Task prompt: Reproduce each line exactly. Skip none.

Data:
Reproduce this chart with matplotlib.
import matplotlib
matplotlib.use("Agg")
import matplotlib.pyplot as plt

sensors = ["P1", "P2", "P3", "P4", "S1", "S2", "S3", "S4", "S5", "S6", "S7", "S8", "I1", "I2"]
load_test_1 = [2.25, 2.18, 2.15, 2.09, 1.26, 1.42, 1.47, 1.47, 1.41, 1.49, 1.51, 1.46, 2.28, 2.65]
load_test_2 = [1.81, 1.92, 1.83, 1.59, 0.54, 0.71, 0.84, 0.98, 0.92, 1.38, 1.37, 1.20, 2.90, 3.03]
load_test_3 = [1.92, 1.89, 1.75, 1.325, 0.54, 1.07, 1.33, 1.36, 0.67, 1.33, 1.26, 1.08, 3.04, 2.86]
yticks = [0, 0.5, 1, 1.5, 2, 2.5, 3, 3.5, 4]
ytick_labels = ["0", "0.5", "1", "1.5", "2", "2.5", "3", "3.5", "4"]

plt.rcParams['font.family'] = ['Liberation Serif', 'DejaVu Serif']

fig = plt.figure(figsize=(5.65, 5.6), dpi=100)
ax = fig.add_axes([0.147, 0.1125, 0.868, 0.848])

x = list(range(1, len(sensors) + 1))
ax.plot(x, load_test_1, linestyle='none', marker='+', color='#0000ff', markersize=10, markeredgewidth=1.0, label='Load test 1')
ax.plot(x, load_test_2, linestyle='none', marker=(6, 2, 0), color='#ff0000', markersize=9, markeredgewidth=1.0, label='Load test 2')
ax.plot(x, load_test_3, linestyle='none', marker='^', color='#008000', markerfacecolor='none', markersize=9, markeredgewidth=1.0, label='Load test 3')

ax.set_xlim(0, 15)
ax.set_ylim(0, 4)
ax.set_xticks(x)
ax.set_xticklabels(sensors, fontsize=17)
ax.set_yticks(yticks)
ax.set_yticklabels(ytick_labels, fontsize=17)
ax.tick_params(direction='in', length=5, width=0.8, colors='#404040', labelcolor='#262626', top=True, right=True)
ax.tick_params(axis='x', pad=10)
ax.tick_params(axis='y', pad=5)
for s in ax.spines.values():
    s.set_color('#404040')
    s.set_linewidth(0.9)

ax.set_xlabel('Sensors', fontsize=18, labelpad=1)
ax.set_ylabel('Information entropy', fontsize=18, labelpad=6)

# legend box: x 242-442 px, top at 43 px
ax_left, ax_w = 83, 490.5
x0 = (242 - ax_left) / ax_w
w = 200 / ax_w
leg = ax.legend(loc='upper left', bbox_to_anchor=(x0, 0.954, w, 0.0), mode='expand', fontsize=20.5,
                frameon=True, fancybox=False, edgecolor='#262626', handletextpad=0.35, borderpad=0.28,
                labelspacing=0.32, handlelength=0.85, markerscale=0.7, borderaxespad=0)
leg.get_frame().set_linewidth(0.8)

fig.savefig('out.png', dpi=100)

The output:
Reproduce this chart with matplotlib.
import matplotlib
matplotlib.use("Agg")
import matplotlib.pyplot as plt

sensors = ["P1", "P2", "P3", "P4", "S1", "S2", "S3", "S4", "S5", "S6", "S7", "S8", "I1", "I2"]
load_test_1 = [2.25, 2.18, 2.15, 2.09, 1.26, 1.42, 1.47, 1.47, 1.41, 1.49, 1.51, 1.46, 2.28, 2.65]
load_test_2 = [1.81, 1.92, 1.83, 1.59, 0.54, 0.71, 0.84, 0.98, 0.92, 1.38, 1.37, 1.20, 2.90, 3.03]
load_test_3 = [1.92, 1.89, 1.75, 1.325, 0.54, 1.07, 1.33, 1.36, 0.67, 1.33, 1.26, 1.08, 3.04, 2.86]
yticks = [0, 0.5, 1, 1.5, 2, 2.5, 3, 3.5, 4]
ytick_labels = ["0", "0.5", "1", "1.5", "2", "2.5", "3", "3.5", "4"]

plt.rcParams['font.family'] = ['Liberation Serif', 'DejaVu Serif']

fig = plt.figure(figsize=(5.65, 5.6), dpi=100)
ax = fig.add_axes([0.147, 0.1125, 0.868, 0.848])

x = list(range(1, len(sensors) + 1))
ax.plot(x, load_test_1, linestyle='none', marker='+', color='#0000ff', markersize=10, markeredgewidth=1.0, label='Load test 1')
ax.plot(x, load_test_2, linestyle='none', marker=(6, 2, 0), color='#ff0000', markersize=9, markeredgewidth=1.0, label='Load test 2')
ax.plot(x, load_test_3, linestyle='none', marker='^', color='#008000', markerfacecolor='none', markersize=9, markeredgewidth=1.0, label='Load test 3')

ax.set_xlim(0, 15)
ax.set_ylim(0, 4)
ax.set_xticks(x)
ax.set_xticklabels(sensors, fontsize=17)
ax.set_yticks(yticks)
ax.set_yticklabels(ytick_labels, fontsize=17)
ax.tick_params(direction='in', length=5, width=0.8, colors='#404040', labelcolor='#262626', top=True, right=True)
ax.tick_params(axis='x', pad=10)
ax.tick_params(axis='y', pad=5)
for s in ax.spines.values():
    s.set_color('#404040')
    s.set_linewidth(0.9)

ax.set_xlabel('Sensors', fontsize=18, labelpad=1)
ax.set_ylabel('Information entropy', fontsize=18, labelpad=6)

# legend box: x 242-442 px, top at 43 px
ax_left, ax_w = 83, 490.5
x0 = (242 - ax_left) / ax_w
w = 200 / ax_w
leg = ax.legend(loc='upper left', bbox_to_anchor=(x0, 0.954, w, 0.0), mode='expand', fontsize=20.5,
                frameon=True, fancybox=False, edgecolor='#262626', handletextpad=0.35, borderpad=0.28,
                labelspacing=0.32, handlelength=0.85, markerscale=0.7, borderaxespad=0)
leg.get_frame().set_linewidth(0.8)

fig.savefig('out.png', dpi=100)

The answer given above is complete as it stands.